Praxistest verdeutlicht Relevanz des BFSG
Wenige Wochen vor Inkrafttreten des BFSG zeigte die dritte gemeinsame Untersuchung von Aktion Mensch, Google und weiteren Partnern sehr deutlich, wie dringend verbindliche Regeln für digitale Barrierefreiheit gebraucht werden.
Getestet wurden 65 der Top 500 Webseiten, auf denen ein E-Commerce-Shop integriert ist und gleichzeitig die komplette „User Journey“ vom Durchsuchen bis zum Kaufabschluss abgebildet wird. Die Testung erfolgte durch erfahrene Menschen mit Behinderung. Dabei ging es um Alltagstauglichkeit: Lässt sich eine Seite per Tastatur bedienen? Können Nutzende Kontrast und Schriftgröße selbst einstellen? Sind Videos oder Audiodateien so gestaltet, dass sie sich einfach erfassen, pausieren oder beenden lassen?
Die Ergebnisse waren ernüchternd: Lediglich ein Drittel der Anbieter erfüllte die Grundprinzipien eines barrierearmen Onlineshops. Nur 20 konnten ohne Maus bedient werden. Bei der Mehrheit zeigten sich schlechte Kontraste und es gab keinen sichtbar oder farblich akzentuierten Fokusrahmen – Menschen mit einer Sehbehinderung wissen dann nicht, ob sie sich gerade im Warenkorb oder im Suchfeld befinden.
Wer kontrolliert die Umsetzung?
Da drängt sich die Frage auf: Wie und durch wen wird geprüft, ob Anbieter und Dienstleister, die unter das BFSG fallen, ihre Hausaufgaben gemacht haben? Eigentlich wäre das Ländersache. Man hat sich aber darauf verständigt, eine zentrale Stelle einzurichten: die Marktüberwachungsstelle der Länder für die Barrierefreiheit von Produkten und Dienstleistungen, kurz MLBF. Die soll dafür sorgen, dass die Vorgaben bundesweit einheitlich durchgesetzt werden.
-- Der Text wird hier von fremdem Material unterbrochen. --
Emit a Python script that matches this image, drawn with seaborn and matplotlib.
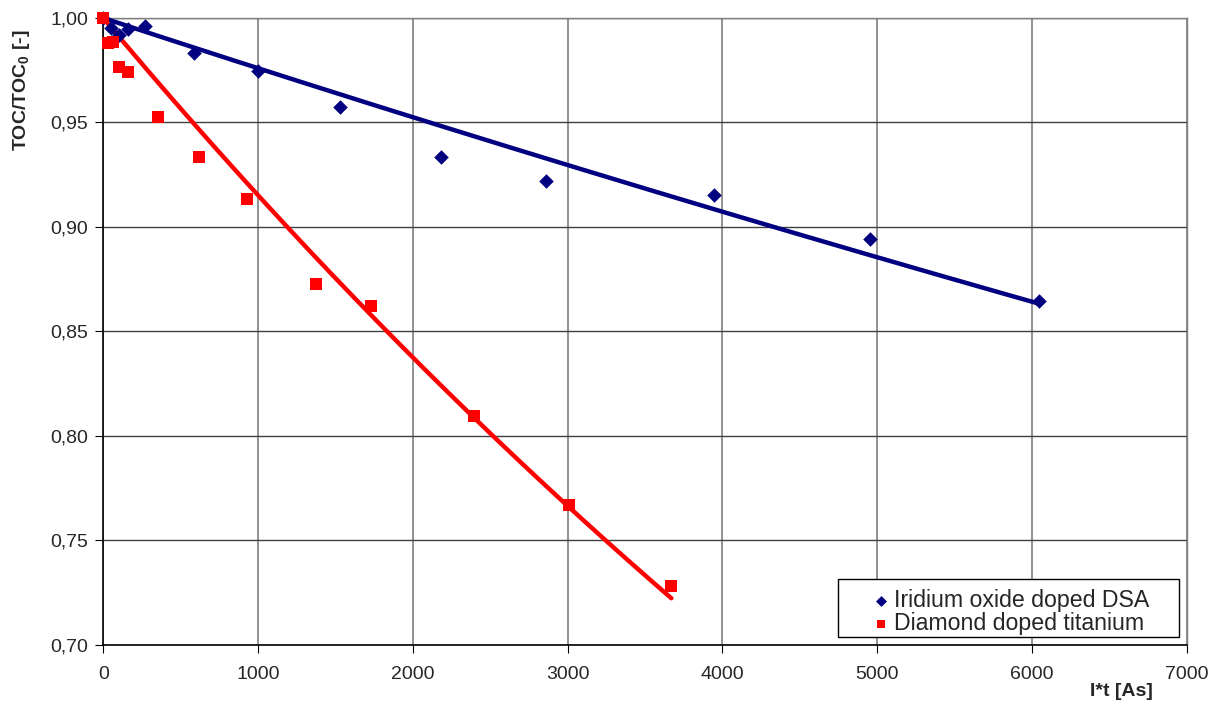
import matplotlib
matplotlib.use('Agg')
import matplotlib.pyplot as plt
import matplotlib.ticker as mticker
from matplotlib.patches import Rectangle
import numpy as np
import pandas as pd
import seaborn as sns

# Dados
dsa_it = [0, 48, 101, 162, 269, 586, 1000, 1531, 2184, 2857, 3945, 4954, 6042]
dsa_toc = [1.000, 0.9954, 0.9918, 0.9946, 0.9963, 0.9831, 0.9748, 0.9575, 0.9335, 0.9219, 0.9155, 0.8940, 0.8645]

bdd_it = [0, 28, 65, 101, 162, 356, 616, 927, 1375, 1730, 2394, 3008, 3670]
bdd_toc = [1.000, 0.9879, 0.9887, 0.9767, 0.9740, 0.9524, 0.9335, 0.9133, 0.8725, 0.8620, 0.8097, 0.7671, 0.7283]

label_dsa = 'Iridium oxide doped DSA'
label_bdd = 'Diamond doped titanium'

df_dsa = pd.DataFrame({'it': dsa_it, 'toc': dsa_toc})
df_bdd = pd.DataFrame({'it': bdd_it, 'toc': bdd_toc})


# Linha de tendencia exponencial com intercepto = 1 - exponential trend line, intercept fixed at 1
def exp_trend(df, n=200):
    x = df['it'].to_numpy(float)
    y = df['toc'].to_numpy(float)
    b = np.sum(x * np.log(y)) / np.sum(x ** 2)
    xs = np.linspace(x.min(), x.max(), n)
    return pd.DataFrame({'it': xs, 'toc': np.exp(b * xs)})


trend_dsa = exp_trend(df_dsa)
trend_bdd = exp_trend(df_bdd)

sns.set_style('white')
plt.rcParams['font.family'] = ['Liberation Sans', 'DejaVu Sans']
plt.rcParams['mathtext.fontset'] = 'custom'
plt.rcParams['mathtext.rm'] = 'Liberation Sans'
plt.rcParams['mathtext.bf'] = 'Liberation Sans:bold'

fig, ax = plt.subplots(figsize=(12.21, 7.07), dpi=100)
fig.subplots_adjust(left=0.0846, right=0.972, top=0.9745, bottom=0.0881)

navy = '#000080'
red = '#FF0000'

sns.lineplot(data=trend_dsa, x='it', y='toc', color=navy, lw=3.2, zorder=3, ax=ax)
sns.lineplot(data=trend_bdd, x='it', y='toc', color=red, lw=3.2, zorder=3, ax=ax)

# Pontos - points
sns.scatterplot(data=df_dsa, x='it', y='toc', marker='D', color=navy, s=55,
                edgecolor=navy, linewidth=0, label=label_dsa, zorder=4,
                clip_on=False, ax=ax)
sns.scatterplot(data=df_bdd, x='it', y='toc', marker='s', color=red, s=70,
                edgecolor=red, linewidth=0, label=label_bdd, zorder=5,
                clip_on=False, ax=ax)

ax.set_xlim(0, 7000)
ax.set_ylim(0.70, 1.00)
ax.set_xticks(np.arange(0, 7001, 1000))
ax.set_yticks(np.arange(0.70, 1.001, 0.05))
ax.yaxis.set_major_formatter(mticker.FuncFormatter(lambda v, p: f'{v:.2f}'.replace('.', ',')))
ax.xaxis.grid(True, color='#7f7f7f', lw=1.2)
ax.yaxis.grid(True, color='#404040', lw=1.0)
ax.set_axisbelow(True)
for side in ['top', 'right']:
    ax.spines[side].set_color('#808080')
    ax.spines[side].set_linewidth(1.0)
for side in ['left', 'bottom']:
    ax.spines[side].set_color('black')
    ax.spines[side].set_linewidth(1.2)
ax.tick_params(axis='both', labelsize=14, length=6, direction='out', color='black',
               bottom=True, left=True)
ax.tick_params(axis='x', pad=9)
ax.tick_params(axis='y', pad=5)

ax.set_xlabel('I*t [As]', fontsize=14, fontweight='bold')
ax.xaxis.set_label_coords(0.940, -0.0614)
ax.set_ylabel(r'TOC/TOC$_\mathbf{0}$ [-]', fontsize=14, fontweight='bold')
ax.yaxis.set_label_coords(-0.0655, 0.885)

# Caixa da legenda - legend box
x0, x1, y0, y1 = 0.678, 0.9926, 0.0123, 0.1049
ax.add_patch(Rectangle((x0, y0), x1 - x0, y1 - y0, transform=ax.transAxes,
                       facecolor='white', edgecolor='black', lw=1.0, zorder=6))
leg = ax.legend(loc='center', bbox_to_anchor=((x0 + x1) / 2 + 0.002, (y0 + y1) / 2 - 0.006),
                fontsize=16.7, frameon=False, handletextpad=0.15, borderpad=0.1,
                labelspacing=0.0, markerscale=0.75, handlelength=0.8)
leg.set_zorder(7)

plt.savefig('out.png', dpi=100)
Formal existiert die Behörde mit geplantem Sitz in Magdeburg seit 26. September 2025.
Strafen bis zu 100.000 Euro
Tatsächlich drohen empfindliche Strafen für Unternehmen, die trotz ausreichend Vorlaufzeit ihr digitales Angebot wie Onlineshops, Apps oder digitale Vertriebsprozesse noch nicht angepasst haben. Bis zu 100.000 Euro Bußgeld können fällig werden. Der Gesetzgeber kann sogar verlangen, dass ein Produkt bzw. eine Dienstleistung bis zur Nachbesserung offline genommen wird. Abmahnungen durch den Wettbewerb oder Interessens- und Verbraucherverbände sind ebenfalls möglich.
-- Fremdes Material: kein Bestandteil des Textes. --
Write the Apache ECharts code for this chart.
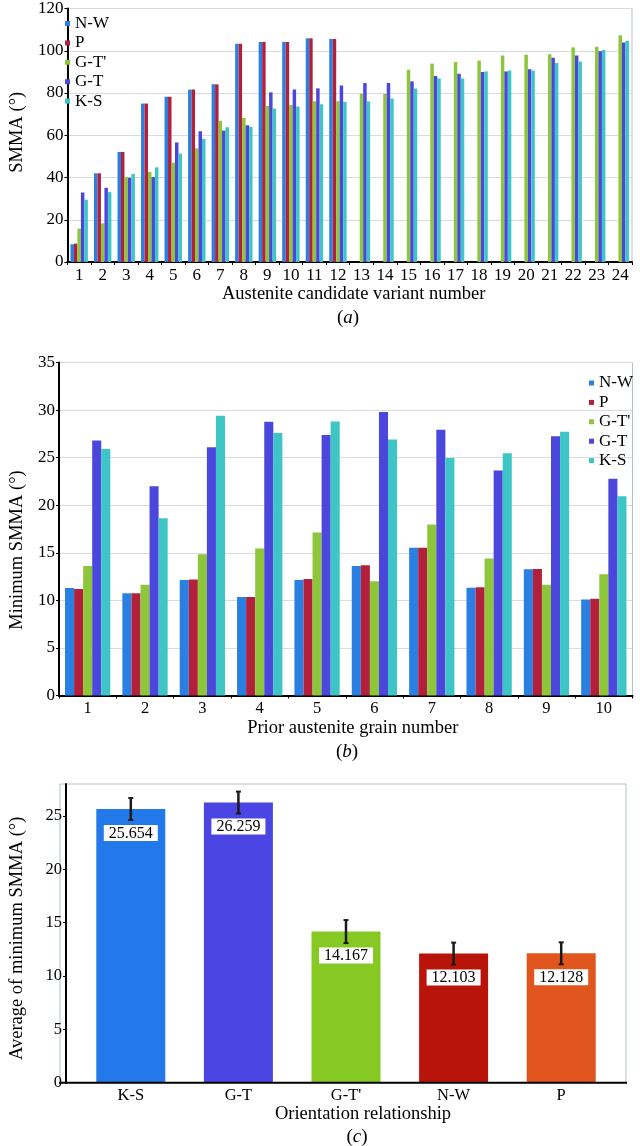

Solche Strafen können dafür sorgen, dass Regeln eingehalten werden – aber sie schaffen kein Bewusstsein. Denn viele Unternehmen haben das Thema Barrierefreiheit umgehend von ihrer Agenda genommen, sobald feststand, dass sie nicht betroffen sind. Das ist schade. Denn jede Website, die barrierearm erstellt wurde, ist nicht nur angenehm für Menschen mit einer Behinderung.
Möglichkeiten, Barrierefreiheit im Unternehmen voranzutreiben
Das eigentliche Problem ist dabei weniger das Geld, sondern eher die Haltung. Viele verstehen Barrierefreiheit immer noch als Sonderleistung für wenige statt als Selbstverständlichkeit für alle. Dabei profitieren auch Menschen ohne Behinderung von besserer Lesbarkeit, klareren Strukturen, einer einfacheren Bedienung und verständlicherer Sprache.
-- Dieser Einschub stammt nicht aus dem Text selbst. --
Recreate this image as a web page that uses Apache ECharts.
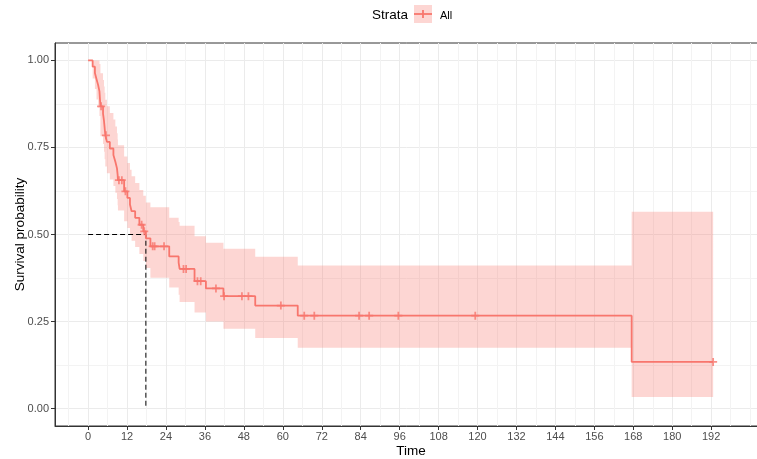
<!DOCTYPE html>
<html>
<head>
<meta charset="utf-8">
<title>Kaplan-Meier survival curve</title>
<script src="https://cdn.jsdelivr.net/npm/echarts@6/dist/echarts.min.js"></script>
<style>
  html, body { margin: 0; padding: 0; background: #ffffff; }
  #chart { width: 757px; height: 459px; }
</style>
</head>
<body>
<div id="chart"></div>
<script>
// Kaplan-Meier estimate: each value holds from its time until the next step time.
const stepTimes = [0, 1.4, 2.1, 2.6, 3.1, 3.5, 3.8, 4.6, 4.9, 5.1, 5.3, 5.8, 6.7, 7.8, 8.4, 8.9, 9.1, 9.2,
  11.1, 12.1, 12.9, 13.4, 14.5, 15.8, 17.0, 17.8, 19.2, 25.0, 27.9, 28.2, 32.8, 36.3, 41.7, 51.5, 64.6, 167.5, 192.6];
const survival = [1, 0.982, 0.964, 0.946, 0.929, 0.911, 0.868, 0.847, 0.826, 0.806, 0.785, 0.766, 0.747, 0.728,
  0.709, 0.690, 0.672, 0.656, 0.624, 0.605, 0.586, 0.567, 0.548, 0.528, 0.509, 0.489, 0.466, 0.437, 0.419, 0.401,
  0.366, 0.345, 0.323, 0.296, 0.267, 0.134, 0.134];
const upperCI = [1, 1, 1, 1, 1, 0.99, 0.963, 0.944, 0.925, 0.907, 0.887, 0.868, 0.849, 0.830, 0.810, 0.791, 0.773,
  0.756, 0.724, 0.705, 0.686, 0.667, 0.648, 0.628, 0.611, 0.592, 0.578, 0.548, 0.536, 0.525, 0.495, 0.476, 0.459,
  0.436, 0.411, 0.565, 0.565];
const lowerCI = [1, 0.948, 0.918, 0.888, 0.864, 0.840, 0.782, 0.760, 0.738, 0.716, 0.695, 0.676, 0.658, 0.639,
  0.620, 0.602, 0.584, 0.569, 0.538, 0.519, 0.501, 0.482, 0.464, 0.444, 0.424, 0.404, 0.376, 0.348, 0.327, 0.306,
  0.276, 0.250, 0.229, 0.203, 0.175, 0.033, 0.033];

// Censoring times (marked with "+")
const censorTimes = [4.0, 5.5, 9.5, 10.4, 11.5, 16.5, 17.3, 19.9, 20.5, 23.4, 29.4, 30.2, 33.7, 34.7, 39.4,
  41.9, 47.4, 49.4, 59.4, 66.6, 69.7, 83.5, 86.6, 95.6, 119.3, 192.6];

// Median survival
const medianTime = 17.8;
const medianSurv = 0.5;

// Axis breaks
const xTicks = [0, 12, 24, 36, 48, 60, 72, 84, 96, 108, 120, 132, 144, 156, 168, 180, 192];
const xMinorTicks = [-6, 6, 18, 30, 42, 54, 66, 78, 90, 102, 114, 126, 138, 150, 162, 174, 186, 198, 204];
const yTicks = [0, 0.25, 0.5, 0.75, 1];
const yMinorTicks = [0.125, 0.375, 0.625, 0.875];

const legendTitle = 'Strata';
const stratumName = 'All';

const RED = '#F8766D';
const BAND = 'rgba(248,118,109,0.3)';
const FONT = '"Liberation Sans", Arial, sans-serif';

function survAt(t) {
  let s = survival[0];
  for (let i = 0; i < stepTimes.length; i++) {
    if (stepTimes[i] <= t) s = survival[i];
  }
  return s;
}

const curveData = stepTimes.map((t, i) => [t, survival[i]]);
const censorData = censorTimes.map(t => [t, survAt(t)]);
const medianData = [[0, medianSurv], [medianTime, medianSurv], [medianTime, 0]];

const X_MIN = -10.2, X_MAX = 209.2;
const Y_MIN = -0.05, Y_MAX = 1.05;

const plusSymbol = 'path://M-1,-4.5h2v3.5h3.5v2h-3.5v3.5h-2v-3.5h-3.5v-2h3.5z';

const chart = echarts.init(document.getElementById('chart'), null, { renderer: 'canvas' });

chart.setOption({
  animation: false,
  backgroundColor: '#ffffff',
  grid: {
    left: 55, top: 43, width: 712, height: 383,
    containLabel: false,
    outerBoundsMode: 'none',
    show: true,
    backgroundColor: 'transparent',
    borderColor: '#333333',
    borderWidth: 1
  },
  xAxis: [
    {
      type: 'value', min: X_MIN, max: X_MAX, position: 'bottom',
      name: 'Time', nameLocation: 'middle', nameGap: 18, nameMoveOverlap: false,
      nameTextStyle: { fontSize: 13.5, color: '#000000', fontFamily: FONT },
      axisLine: { show: true, onZero: false, lineStyle: { color: '#333333', width: 1 } },
      axisTick: { show: true, length: 4, lineStyle: { color: '#333333', width: 1 }, customValues: xTicks },
      axisLabel: { customValues: xTicks, margin: 5, fontSize: 11, color: '#4D4D4D', fontFamily: FONT },
      splitLine: { show: true, lineStyle: { color: '#EBEBEB', width: 1 } }
    },
    {
      type: 'value', min: X_MIN, max: X_MAX, position: 'top',
      axisLine: { show: false },
      axisTick: { show: false, customValues: xMinorTicks },
      axisLabel: { show: false },
      splitLine: { show: true, lineStyle: { color: '#F3F3F3', width: 1 } }
    }
  ],
  yAxis: [
    {
      type: 'value', min: Y_MIN, max: Y_MAX, position: 'left',
      name: 'Survival probability', nameLocation: 'middle', nameGap: 28, nameMoveOverlap: false,
      nameTextStyle: { fontSize: 13.5, color: '#000000', fontFamily: FONT },
      axisLine: { show: true, onZero: false, lineStyle: { color: '#333333', width: 1 } },
      axisTick: { show: true, length: 4, lineStyle: { color: '#333333', width: 1 }, customValues: yTicks },
      axisLabel: {
        customValues: yTicks, margin: 6, fontSize: 11, color: '#4D4D4D', fontFamily: FONT,
        formatter: v => v.toFixed(2)
      },
      splitLine: { show: true, lineStyle: { color: '#EBEBEB', width: 1 } }
    },
    {
      type: 'value', min: Y_MIN, max: Y_MAX, position: 'right',
      axisLine: { show: false },
      axisTick: { show: false, customValues: yMinorTicks },
      axisLabel: { show: false },
      splitLine: { show: true, lineStyle: { color: '#F3F3F3', width: 1 } }
    }
  ],
  series: [
    {
      // Confidence band drawn as one stepped polygon
      name: 'band', type: 'custom', xAxisIndex: 0, yAxisIndex: 0,
      silent: true, clip: true, z: 1,
      data: [[0, 0]],
      renderItem: function (params, api) {
        const pts = [];
        const n = stepTimes.length;
        for (let i = 0; i < n - 1; i++) {
          pts.push(api.coord([stepTimes[i], upperCI[i]]));
          pts.push(api.coord([stepTimes[i + 1], upperCI[i]]));
        }
        for (let i = n - 2; i >= 0; i--) {
          pts.push(api.coord([stepTimes[i + 1], lowerCI[i]]));
          pts.push(api.coord([stepTimes[i], lowerCI[i]]));
        }
        return { type: 'polygon', shape: { points: pts }, style: { fill: BAND } };
      }
    },
    {
      name: 'median', type: 'line', xAxisIndex: 0, yAxisIndex: 0,
      data: medianData, symbol: 'none', silent: true, z: 2,
      lineStyle: { color: '#000000', width: 1, type: [5, 3] }
    },
    {
      name: stratumName, type: 'line', step: 'end', xAxisIndex: 0, yAxisIndex: 0,
      data: curveData, symbol: 'none', z: 3,
      lineStyle: { color: RED, width: 1.8 }
    },
    {
      name: 'censor', type: 'scatter', xAxisIndex: 0, yAxisIndex: 0,
      data: censorData, symbol: plusSymbol, symbolSize: 8, z: 4,
      itemStyle: { color: RED }
    }
  ],
  graphic: [
    {
      type: 'text', x: 372, y: 15.5,
      style: { text: legendTitle, font: '13.5px ' + FONT, fill: '#000000', align: 'left', verticalAlign: 'middle' }
    },
    {
      type: 'rect', shape: { x: 414, y: 5, width: 18, height: 18 },
      style: { fill: BAND }
    },
    {
      type: 'line', shape: { x1: 414, y1: 14, x2: 432, y2: 14 },
      style: { stroke: RED, lineWidth: 1.8 }
    },
    {
      type: 'line', shape: { x1: 423, y1: 10, x2: 423, y2: 18 },
      style: { stroke: RED, lineWidth: 1.8 }
    },
    {
      type: 'text', x: 440, y: 15.5,
      style: { text: stratumName, font: '11px ' + FONT, fill: '#000000', align: 'left', verticalAlign: 'middle' }
    }
  ]
});
</script>
</body>
</html>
Künstliche Intelligenz kann auch in diesem Bereich schon heute entlasten. Nehmen wir eine Website, auf der Content täglich aktualisiert werden muss. Die KI kann diesen bereits gut und schnell in einfache Sprache umwandeln oder aber Übersetzungen, Alt-Texte und passendes Bildmaterial generieren. Am Ende sollte es allerdings immer noch eine menschliche Instanz geben, die das Ergebnis kontrolliert. Denn für Feinheiten braucht es weiterhin menschliches Feingespür mit Blick auf Zusammenhänge und Nuancen.
Tools wie wave.webaim.org liefern gute erste Analysen für Websites, ersetzen aber nicht die inhaltliche Arbeit. Auch der Content muss gut strukturiert, die Überschriften-Hierarchie eindeutig, Medien ausreichend für Screenreader beschrieben sein und vieles mehr. Für die reibungslose Umsetzung inklusiver, barrierefreier Webseiten bei ERGO sorgt das Start-up Eye-Able, zugleich Partner in unserem ERGO ScaleHub. Die Plattform von Eye-Able macht es einfach, jede Seite entsprechend zu optimieren.